I'm planning on installing Windows on my Mac, and would like to be able to use both Boot Camp (for when I need to be able to use all of the hardware of the computer) and a virtual machine (for those times when I don't want to restart).

I noticed that both VMWare Fusion and Parallels allow you to set up a virtual machine which uses the Boot Camp installation, which is exactly what I want because I want to have one installation of all the programs.

However, I'm wondering if using a virtual machine with the Boot Camp installation has the same exact performance as creating a brand new virtual machine.

The thing that prompted me to think that they might not have the same performance is the marketing text on VMware Fusion's website:

Boot Camp Improvements — Up to 5x faster disk performance with Boot Camp virtual machines and a new option to disable authentication.

... which I understood to mean that, in the past, a normal virtual machine (i.e. one that doesn't use Boot Camp) was faster than one that uses a Boot Camp installation, and now with the upgrade, it's 5x faster... yet it's still not as fast as the normal virtual machine (since then they would probably mention that it's now as fast as a traditional virtual machine).

Is there a performance difference when using a normal virtual machine vs. one that uses a Boot Camp installation in VMware Fusion or Parallels? If so, which one is faster and by how much?

Update: Since there are two attributes to compare, the wording is a bit confusing.
For clarification, let:

A = Performance of normal VM on VMware Fusion 3
B = Performance of Boot Camp VM on VMware Fusion 3
C = Performance of normal VM on VMware Fusion 2
D = Performance of Boot Camp VM on VMware Fusion 2

I understood the marketing text to mean B = D * 5, and I inferred A > B since they mention that Boot Camp needed improvements, and rather than saying it's now as fast as a normal VM, they give a "5x" figure.

  • 1
    Yes, B = 5*D is what the sentence was saying, but I don't think that you can safely assume A > B. Intuitively, I'd expect a VM based on an actual disk partition to be faster than a VM as there are fewer levels of abstraction, and I think that the sentence is just saying that it's even faster than it was before. Dec 29, 2010 at 18:31

3 Answers 3


As I use it on regular basis I can say it's good performance of using Bootcamp installed windows via VMWare Fusion 3.

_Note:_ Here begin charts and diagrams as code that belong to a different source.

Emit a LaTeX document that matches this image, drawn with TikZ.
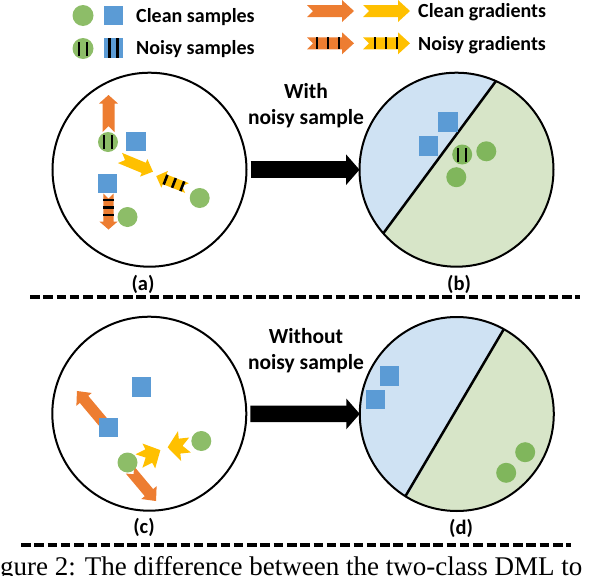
\documentclass[tikz,border=0pt]{standalone}
\usepackage{fontspec}
\newfontfamily\labfont{Carlito}
\newfontfamily\capfont{Liberation Serif}
\usetikzlibrary{positioning,arrows.meta,calc,backgrounds}
\definecolor{sgreen}{RGB}{141,189,104}
\definecolor{sgreenb}{RGB}{128,182,92}
\definecolor{sblue}{RGB}{91,155,213}
\definecolor{gorange}{RGB}{237,125,49}
\definecolor{gyellow}{RGB}{255,192,0}
\definecolor{bgblue}{RGB}{207,226,243}
\definecolor{bggreen}{RGB}{215,229,200}
% block arrow with notched tail, drawn in the pic's own frame
\newcommand{\garrowshape}{%
  \fill[\gcol] (0pt,-\gbody pt) -- (\glen pt-\ghead pt,-\gbody pt)
    -- (\glen pt-\ghead pt,-\gwide pt) -- (\glen pt,0pt)
    -- (\glen pt-\ghead pt,\gwide pt) -- (\glen pt-\ghead pt,\gbody pt)
    -- (0pt,\gbody pt) -- (\gbody pt,0pt) -- cycle;}

\begin{document}
\begin{tikzpicture}[
  x=1pt, y=-1pt,
  font=\labfont\bfseries\fontsize{20}{24}\selectfont,
  clean/.style={circle, fill=sgreen, minimum size=20pt, inner sep=0pt},
  sq/.style={rectangle, fill=sblue, minimum size=19.5pt, inner sep=0pt},
  noisy/.style={path picture={
    \foreach \dx in {-4pt,4pt}
      \fill[black] ([shift={(\dx-1.2pt,-#1)}]path picture bounding box.center)
        rectangle ([shift={(\dx+1.2pt,#1)}]path picture bounding box.center);}},
  noisy/.default=7pt,
  panel/.style={circle, draw, line width=2pt, minimum size=194pt, inner sep=0pt, outer sep=0pt},
  divline/.style={line width=2.5pt},
  bigarr/.style={line width=16.5pt, -{Triangle[length=13.5pt,width=30pt]}, shorten <=4pt},
  sepline/.style={line width=4pt, dash pattern=on 9.5pt off 3.8pt},
  lab/.style={inner sep=0pt, font=\labfont\bfseries\fontsize{20.5}{24}\selectfont},
  legtxt/.style={inner sep=0pt, anchor=west},
  midtxt/.style={inner sep=0pt, align=center, font=\labfont\bfseries\fontsize{21.5}{26}\selectfont},
  gcol/.store in=\gcol, glen/.store in=\glen, ghead/.store in=\ghead,
  gwide/.store in=\gwide, gbody/.store in=\gbody, gstripes/.store in=\gstripes,
  gcol=gorange, glen=47, ghead=12, gwide=11, gbody=6, gstripes={10,21,32},
  garrow/.pic={\garrowshape},
  gnoisy/.pic={
    \garrowshape
    \foreach \s in \gstripes
      \fill[black] (\s pt-1.3pt,-\gbody pt) rectangle (\s pt+1.3pt,\gbody pt);}
]
\useasboundingbox (0,0) rectangle (598,576);
\clip (0,0) rectangle (598,576);

% legend
\node[clean, minimum size=21pt] (lc) at (83,15.5) {};
\node[sq] (ls) at (113.3,15.3) {};
\node[legtxt] (tcs) at (136,17) {Clean samples};
\node[clean, minimum size=21pt, noisy=7pt] (lnc) at (83,48.5) {};
\node[sq, noisy=10pt] (lns) at (113.3,48) {};
\node[legtxt] (tns) at (136,48.7) {Noisy samples};
\pic[gcol=gorange] at (307,11) {garrow};
\pic[gcol=gyellow] at (363,11) {garrow};
\node[legtxt] (tcg) at (418,12.5) {Clean gradients};
\pic[gcol=gorange] at (307,43.3) {gnoisy};
\pic[gcol=gyellow, gstripes={12,23,34}] at (363,43.3) {gnoisy};
\node[legtxt] (tng) at (418,44.8) {Noisy gradients};

% (a) and (b)
\node[panel] (pa) at (149.5,169.7) {};
\pic[rotate=90, glen=37, ghead=8.5, gwide=9.5, gbody=6] at (108.5,132) {garrow};
\pic[rotate=-90, glen=36, ghead=8, gwide=9.2, gbody=5.2, gstripes={6.5,14,21.5}] at (108.5,193.5) {gnoisy};
\pic[gcol=gyellow, rotate=-22.5, glen=35.7, ghead=10, gwide=9.5, gbody=5.5] at (120,158) {garrow};
\pic[gcol=gyellow, rotate=158.8, glen=33, ghead=9, gwide=9, gbody=5.2, gstripes={5,14,23}] at (187,188) {gnoisy};
\node[clean, noisy] (a1) at (108,142) {};
\node[sq] (a2) at (136,141.7) {};
\node[sq] (a3) at (107.7,183.7) {};
\node[clean] (a4) at (199.7,198) {};
\node[clean] (a5) at (127.5,217) {};
\node[lab] (la) at (143,284) {(a)};

\node[panel] (pb) at (456.5,169.7) {};
\begin{scope}[on background layer]
  \fill[bggreen] (pb.center) circle[radius=97pt];
  \fill[bgblue] (pb.66) arc[start angle=66, end angle=221.6, radius=97pt] -- cycle;
\end{scope}
\draw[divline] (pb.66) -- (pb.221.6);
\node[sq] (b1) at (448,122.2) {};
\node[sq] (b2) at (428.3,146.2) {};
\node[clean, fill=sgreenb, noisy] (b3) at (462.2,154.5) {};
\node[clean, fill=sgreenb] (b4) at (486.3,151.3) {};
\node[clean, fill=sgreenb] (b5) at (456.3,177.2) {};
\node[lab] (lb) at (459,284) {(b)};

\draw[bigarr] (pa) -- (pb);
\node[midtxt] (tw) at (306,105.5) {With\\noisy sample};

\draw[sepline] (30,297) -- (580,297);

% (c) and (d)
\node[panel] (pc) at (149.3,413.7) {};
\pic[rotate=130, glen=40.5, ghead=11, gwide=10, gbody=5.5] at (103,422) {garrow};
\pic[rotate=-50, glen=40.5, ghead=11, gwide=10, gbody=5.5] at (130,470) {garrow};
\pic[gcol=gyellow, rotate=27, glen=24, ghead=13, gwide=14, gbody=7.5] at (139,461) {garrow};
\pic[gcol=gyellow, rotate=186, glen=22.5, ghead=12, gwide=15, gbody=7.5] at (190,445) {garrow};
\node[sq] (c1) at (141.3,387.2) {};
\node[sq] (c2) at (108.3,427.7) {};
\node[clean] (c3) at (127.5,462.5) {};
\node[clean] (c4) at (201.3,441) {};
\node[lab] (lc) at (144,527) {(c)};

\node[panel] (pd) at (456.8,414) {};
\begin{scope}[on background layer]
  \fill[bggreen] (pd.center) circle[radius=97pt];
  \fill[bgblue] (pd.61.3) arc[start angle=61.3, end angle=238.7, radius=97pt] -- cycle;
\end{scope}
\draw[divline] (pd.61.3) -- (pd.238.7);
\node[sq] (d1) at (389.5,375.8) {};
\node[sq] (d2) at (375.5,399.7) {};
\node[clean, fill=sgreenb] (d3) at (525.2,452.2) {};
\node[clean, fill=sgreenb] (d4) at (506.2,472.8) {};
\node[lab] (ld) at (461,528) {(d)};

\draw[bigarr] (pc) -- (pd);
\node[midtxt] (two) at (306,350.5) {Without\\noisy sample};

\draw[sepline] (21,545) -- (571,545);

\node[anchor=base west, inner sep=0pt, font=\capfont\fontsize{27}{32}\selectfont] (cap) at (-22.5,575)
  {Figure 2: The difference between the two-class DML to};
\end{tikzpicture}
\end{document}
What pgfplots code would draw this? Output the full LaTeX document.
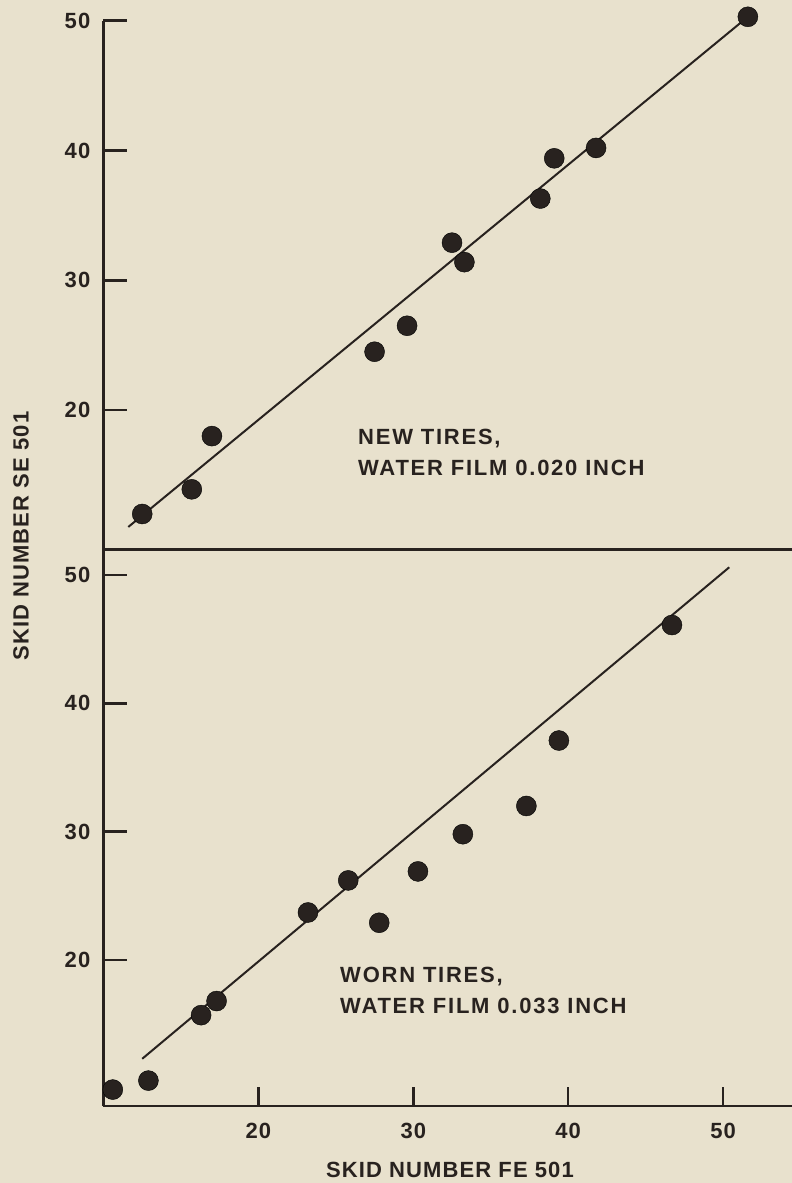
\documentclass[border=0pt]{standalone}
\usepackage{pgfplots}
\pgfplotsset{compat=1.18}
\usepackage{fontspec}
\setmainfont{Liberation Sans}[LetterSpace=5]
\newfontfamily\annfont{Liberation Sans}[LetterSpace=8]
\definecolor{bg}{RGB}{232,225,205}
\definecolor{ink}{RGB}{40,34,31}
\newcommand{\lf}{\bfseries\fontsize{22}{26}\selectfont}
\newcommand{\af}{\annfont\bfseries\fontsize{22}{26}\selectfont}
\pgfplotsset{
  mystyle/.style={
    scale only axis, width=688.5pt, xmin=10, xmax=54.45,
    axis lines=left, axis line style={-, line width=2.5pt, ink},
    tick align=inside, major tick length=23pt,
    every tick/.style={line width=2.5pt, ink},
    xtick style={/pgfplots/major tick length=19pt},
    ytick={20,30,40,50},
    clip=false, enlargelimits=false,
    tick label style={font=\lf, text=ink},
    /pgf/number format/assume math mode=true,
    yticklabel style={inner sep=0pt, xshift=-13pt},
    xticklabel style={inner sep=0pt, yshift=-16.7pt},
  },
  dots/.style={only marks, mark=*, mark size=10pt, mark options={draw=none, fill=ink}},
  fit/.style={no marks, line width=2pt, ink},
}
\begin{document}
\begin{tikzpicture}
\fill[bg] (-103.5pt,20.7pt) rectangle (688.5pt,-1162.3pt);
% top panel: new tires
\begin{axis}[mystyle, at={(0pt,0pt)}, anchor=north west, height=528.6pt,
  ymin=9.28, ymax=50, xtick=\empty]
\addplot[fit] coordinates {(11.6,11.0) (51.6,50.3)};
\addplot[dots] coordinates {
(12.5,12.0) (15.7,13.9) (17.0,18.0) (27.5,24.5) (29.6,26.5) (32.5,32.9)
(33.3,31.4) (38.2,36.3) (39.1,39.4) (41.8,40.2) (51.6,50.3)};
\node[anchor=base west, inner sep=0pt, font=\af, text=ink] at (axis cs:26.43,17.37) {NEW TIRES,};
\node[anchor=base west, inner sep=0pt, font=\af, text=ink] at (axis cs:26.43,15.0) {WATER FILM 0.020 INCH};
\end{axis}
% bottom panel: worn tires
\begin{axis}[mystyle, at={(0pt,-528.6pt)}, anchor=north west, height=556.7pt,
  ymin=8.62, ymax=52.0, xtick={20,30,40,50}]
\addplot[fit] coordinates {(12.5,12.3) (50.4,50.6)};
\addplot[dots] coordinates {
(10.6,9.9) (12.9,10.6) (16.3,15.7) (17.3,16.8) (23.2,23.7) (25.8,26.2)
(27.8,22.9) (30.3,26.9) (33.2,29.8) (37.3,32.0) (39.4,37.1) (46.7,46.1)};
\node[anchor=base west, inner sep=0pt, font=\af, text=ink] at (axis cs:25.27,18.28) {WORN TIRES,};
\node[anchor=base west, inner sep=0pt, font=\af, text=ink] at (axis cs:25.27,15.86) {WATER FILM 0.033 INCH};
\end{axis}
\node[rotate=90, inner sep=0pt, font=\lf, text=ink] at (-82.5pt,-515.3pt) {SKID NUMBER SE 501};
\node[inner sep=0pt, font=\lf, text=ink] at (346.5pt,-1149.3pt) {SKID NUMBER FE 501};
\pgfresetboundingbox
\useasboundingbox (-103.5pt,20.7pt) rectangle (688.5pt,-1162.3pt);
\end{tikzpicture}
\end{document}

Here is process I followed.

  1. Make a bootcamp partition using Bootcamp Assistant for the space.
  2. Install the Windows XP version.
  3. Open the VMware and select the bootcamp partition, when you create a new virtual machine for Windows.
  4. VMWare installs few utilities on the bootcamp partition, to use it to boot via Fusion.
  5. Once all this is done, you can launch this windows version like a normal virtual machine in Fusion.

If I want a lite usage of windows I will boot via Fusion, if I want to run heavy programs then I will boot into Bootcamp, but I rarely does it, as Fusion VM is 99% OK for me for all activities including development with Eclipse.


A Boot Camp VM is slower for two reasons: the NTFS driver used is slower than whatever a normal VM uses, and also, the Boot Camp partition is placed on the innermost (slowest) section of the hard drive platters.


I have exactly the same question, and have yet to find a good answer. In the past (before Fusion 3.1), I understand that a virtual disk was generally faster, because: a) this could take advantage of host cacheing, etc. and b) Fusion still had to tunnel through the host OS to access the Boot Camp partition, since the hard drive is really "owned" and managed by the host. I'm not sure what changed in 3.1 to increase the performance by 5x, but apparently it can now access the BC partition much more efficiently.

In my case, I actually have a second physical hard drive in my Mac Pro that is dedicated to Windows. So, theoretically, Windows could talk directly to this hard drive without going through the host OS at all. I'm not sure that Fusion is actually able to recognize this special case and do that, but it would be awesome if it did, similar to the way the guest OS can "own" certain USB devices.